En racontant l’incroyable itinéraire du génocidaire Max Shulz qui, de SS convaincu, passe au camp ennemi pour échapper aux représailles des vainqueurs, usurpant l’identité de son ami d’enfance qu’il a lui-même assassiné, le Juif Itzig Finkelstein, et finit par défendre avec non moins de conviction et de fanatisme la fondation de l’Etat d’Israël, Hilsenrath dépassait les bornes. Il contrevenait à la mesure, à la convenance, au bon goût, et plus encore à la morale. Son scénario baroque nourri d’humour noir, son style corrosif et politiquement incorrect, son héros aussi bien haïssable que pathétique allaient à l’encontre de la convention littéraire attachée à un sujet tel que la Shoah, habituellement évoqué avec componction. L’Allemagne le lui a longtemps reproché. Mais au fond, face à l’énormité de l’événement qui ne cesse de nous abasourdir, quel autre choix pour Hilsenrath que de prendre le parti des extrêmes ?

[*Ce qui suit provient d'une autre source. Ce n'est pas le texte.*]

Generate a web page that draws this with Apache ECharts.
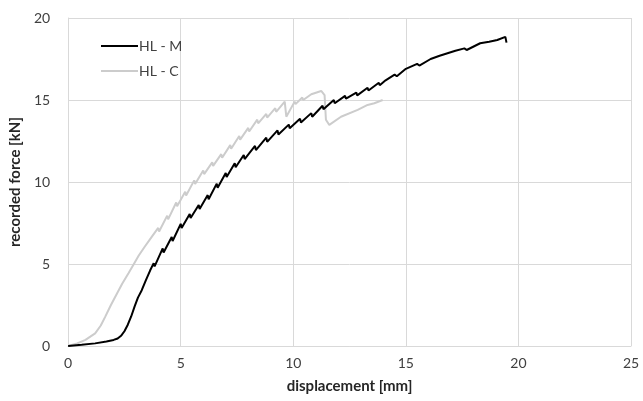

Le Nazi et le Barbier tire précisément sa force de ce radicalisme assumé. Le souffle provocateur qui domine le roman n’épargne rien ni personne, pas même Dieu appelé à la barre afin de répondre de son silence, dans une scène finale étourdissante. Le grotesque est omniprésent. La monstruosité aussi, au sens propre et figuré. Ainsi, les personnages, le plus souvent caricaturaux, donnent lieu à des descriptions hilarantes. La mère du héros, Minna la pute, ressemble à « un tonneau de bière monté sur échasses, des échasses qui (portent) ce corps énorme avec tout juste assez de dignité ». Max Schulz, lui, a des yeux de grenouilles et un nez crochu. Bien qu’aryen de pure souche, il est typé juif, tandis que son voisin juif, Iztig, est blond aux yeux bleux avec un nez droit. Bâtard, enfant violé et battu, adolescent martyriseur de rats, adulte tueur de masse, il a ce qu’on pourrait appeler un « lourd passif ». Mais là où un autre auteur aurait ratiociné sur les origines du mal, Hilsenrath ne s’embarrasse pas d’explications psychologisantes ou philosophiques. Il ne juge pas, se contente de montrer crûment les choses, en forçant le trait dans l’absurdité et le cynisme d’une histoire proprement ahurissante. L’atrocité des crimes contre l’humanité est expédiée par le héros qui remarque simplement : « Savez-vous comment on fait pour fusiller trente mille juif dans un petit bosquet ? Et savez-vous ce que ça signifie pour un non-fumeur ? C’est là que j’ai commencé à fumer. » Quant à ses états d’âme et la sincérité de sa reconversion, ils sont décrit avec une distanciation ironique qui rend impossible un verdict dans un sens ou dans l’autre.

Mené tambour battant, du point de vue d’un nazi devenu Juif et qui ne se départ jamais de cet état schizophrénique, ce récit réussit l’exploit de nous divertir tout en nous interrogeant sur la culpabilité, la rédemption, la lâcheté et la mémoire. Un texte salutaire.

« Ce que j’ai fait des dents en or ? Vendues, mon cher Itzig. Comme on dit, je les ai troquées. Max Schulz a légèrement réécrit son histoire. Un jeu d’enfant. Tu sais, c’est la mode en ce moment. Je veux dire : réécrire l’histoire. »

  • Edgar Hilsenrath, Le Nazi et le Barbier, Attila, 2010.